Basically, the answer lies in the funding system used to allocate resources between the four constituent parts of the UK, known in Whitehall circles as the Barnett Formula.
Drawn up in the late 70s when Scotland, Wales and Northern Ireland were the most deprived parts of the UK, it awards each of them a higher proportion of spending than either their population or tax-take would otherwise merit, meaning spending-per-head levels are far higher in those areas.
In other words, taxpayers in England are currently subsidising the cost of providing a higher standard of public services in Scotland, Wales and Northern Ireland than is available in our own country.
Were an English Parliament to be set up, it would necessitate a fundamental review of the formula which would see all four nations and regions treated on the same basis.
The ending of cross-border subsidies would be worth approximately £2bn to England which, if redistributed pro-rata across the eight English regions, would boost government spending in the North-East by around £100m a year.
This may seem a relatively small sum in the context of regional spending overall, but in the North-East it would probably make the difference between being able to fund vital economic development projects such as the A1 dualling and not.

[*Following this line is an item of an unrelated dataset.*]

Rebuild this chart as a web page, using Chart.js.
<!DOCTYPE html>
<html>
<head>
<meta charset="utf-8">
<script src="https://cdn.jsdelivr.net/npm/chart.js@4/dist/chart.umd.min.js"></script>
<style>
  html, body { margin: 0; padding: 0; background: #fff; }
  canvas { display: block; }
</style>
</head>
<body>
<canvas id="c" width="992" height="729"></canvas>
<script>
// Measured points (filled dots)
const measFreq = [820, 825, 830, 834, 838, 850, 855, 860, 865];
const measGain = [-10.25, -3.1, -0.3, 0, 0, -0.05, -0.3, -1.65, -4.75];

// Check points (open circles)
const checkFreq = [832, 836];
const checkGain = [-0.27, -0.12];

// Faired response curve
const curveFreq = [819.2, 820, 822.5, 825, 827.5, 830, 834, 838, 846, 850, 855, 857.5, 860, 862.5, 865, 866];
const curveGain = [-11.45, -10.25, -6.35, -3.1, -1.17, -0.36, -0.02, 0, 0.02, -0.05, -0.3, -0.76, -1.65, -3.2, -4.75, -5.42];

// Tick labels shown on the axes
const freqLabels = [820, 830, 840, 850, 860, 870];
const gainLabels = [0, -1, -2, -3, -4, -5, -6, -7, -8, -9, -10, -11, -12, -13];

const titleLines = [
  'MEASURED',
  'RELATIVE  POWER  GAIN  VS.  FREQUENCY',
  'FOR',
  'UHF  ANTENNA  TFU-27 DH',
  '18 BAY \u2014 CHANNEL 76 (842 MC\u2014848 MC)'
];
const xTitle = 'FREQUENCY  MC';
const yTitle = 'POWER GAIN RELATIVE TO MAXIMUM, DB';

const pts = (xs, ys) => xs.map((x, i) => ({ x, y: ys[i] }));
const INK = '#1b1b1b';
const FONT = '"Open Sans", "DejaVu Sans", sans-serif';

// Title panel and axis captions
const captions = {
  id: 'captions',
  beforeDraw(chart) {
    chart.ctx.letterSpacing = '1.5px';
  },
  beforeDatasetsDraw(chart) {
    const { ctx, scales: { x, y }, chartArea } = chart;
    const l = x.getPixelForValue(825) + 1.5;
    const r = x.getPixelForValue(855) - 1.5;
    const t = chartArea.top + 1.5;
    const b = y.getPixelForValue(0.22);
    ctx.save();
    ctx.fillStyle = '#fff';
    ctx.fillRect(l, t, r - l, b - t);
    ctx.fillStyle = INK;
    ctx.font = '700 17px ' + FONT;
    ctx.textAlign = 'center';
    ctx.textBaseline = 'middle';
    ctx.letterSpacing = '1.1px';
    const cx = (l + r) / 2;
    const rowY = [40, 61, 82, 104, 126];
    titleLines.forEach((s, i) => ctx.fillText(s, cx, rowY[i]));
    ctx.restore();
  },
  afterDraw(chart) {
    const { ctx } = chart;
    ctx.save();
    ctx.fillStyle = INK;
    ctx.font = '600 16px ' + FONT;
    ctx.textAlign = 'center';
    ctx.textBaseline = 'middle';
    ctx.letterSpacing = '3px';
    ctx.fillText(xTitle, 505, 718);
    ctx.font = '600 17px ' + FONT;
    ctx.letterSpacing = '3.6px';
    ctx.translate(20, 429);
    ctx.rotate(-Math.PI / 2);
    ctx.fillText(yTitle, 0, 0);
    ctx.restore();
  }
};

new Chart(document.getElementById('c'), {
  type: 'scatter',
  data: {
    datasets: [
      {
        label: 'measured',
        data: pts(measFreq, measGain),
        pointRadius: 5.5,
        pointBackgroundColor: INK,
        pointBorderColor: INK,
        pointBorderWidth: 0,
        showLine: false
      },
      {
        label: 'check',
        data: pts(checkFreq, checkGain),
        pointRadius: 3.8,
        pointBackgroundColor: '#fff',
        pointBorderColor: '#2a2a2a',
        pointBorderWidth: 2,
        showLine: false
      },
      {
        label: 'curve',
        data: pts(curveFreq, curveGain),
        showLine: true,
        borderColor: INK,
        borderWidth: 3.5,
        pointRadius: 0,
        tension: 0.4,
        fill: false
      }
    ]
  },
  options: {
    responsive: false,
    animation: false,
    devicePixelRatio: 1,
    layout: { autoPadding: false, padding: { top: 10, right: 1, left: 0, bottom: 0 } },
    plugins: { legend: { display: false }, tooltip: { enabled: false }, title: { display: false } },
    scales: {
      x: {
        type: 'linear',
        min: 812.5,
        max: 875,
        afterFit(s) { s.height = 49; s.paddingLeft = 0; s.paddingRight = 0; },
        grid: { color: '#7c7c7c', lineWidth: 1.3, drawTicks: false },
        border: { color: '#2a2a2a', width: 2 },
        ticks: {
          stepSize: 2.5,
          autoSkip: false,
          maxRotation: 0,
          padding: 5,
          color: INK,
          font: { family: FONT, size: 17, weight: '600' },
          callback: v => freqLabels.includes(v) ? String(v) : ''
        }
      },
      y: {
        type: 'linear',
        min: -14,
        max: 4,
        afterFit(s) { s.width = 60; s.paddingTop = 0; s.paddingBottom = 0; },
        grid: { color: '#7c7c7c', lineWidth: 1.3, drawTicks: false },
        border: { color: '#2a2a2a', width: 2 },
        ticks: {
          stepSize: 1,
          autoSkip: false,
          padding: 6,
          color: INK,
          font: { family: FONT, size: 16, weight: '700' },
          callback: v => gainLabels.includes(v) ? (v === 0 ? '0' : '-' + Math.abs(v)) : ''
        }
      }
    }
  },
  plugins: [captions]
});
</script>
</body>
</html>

In my view the degree of hostility towards an English Parliament that undoubtedly exists in the North-East is largely down to a fear that it would be perpetually dominated by Tories rather than a clear-headed assessment of the potential economic benefits.
It is, however, at least arguable that the North-East does better out of Tory Governments, given that Labour has shown an alarming tendency over the years to take voters in that region for granted.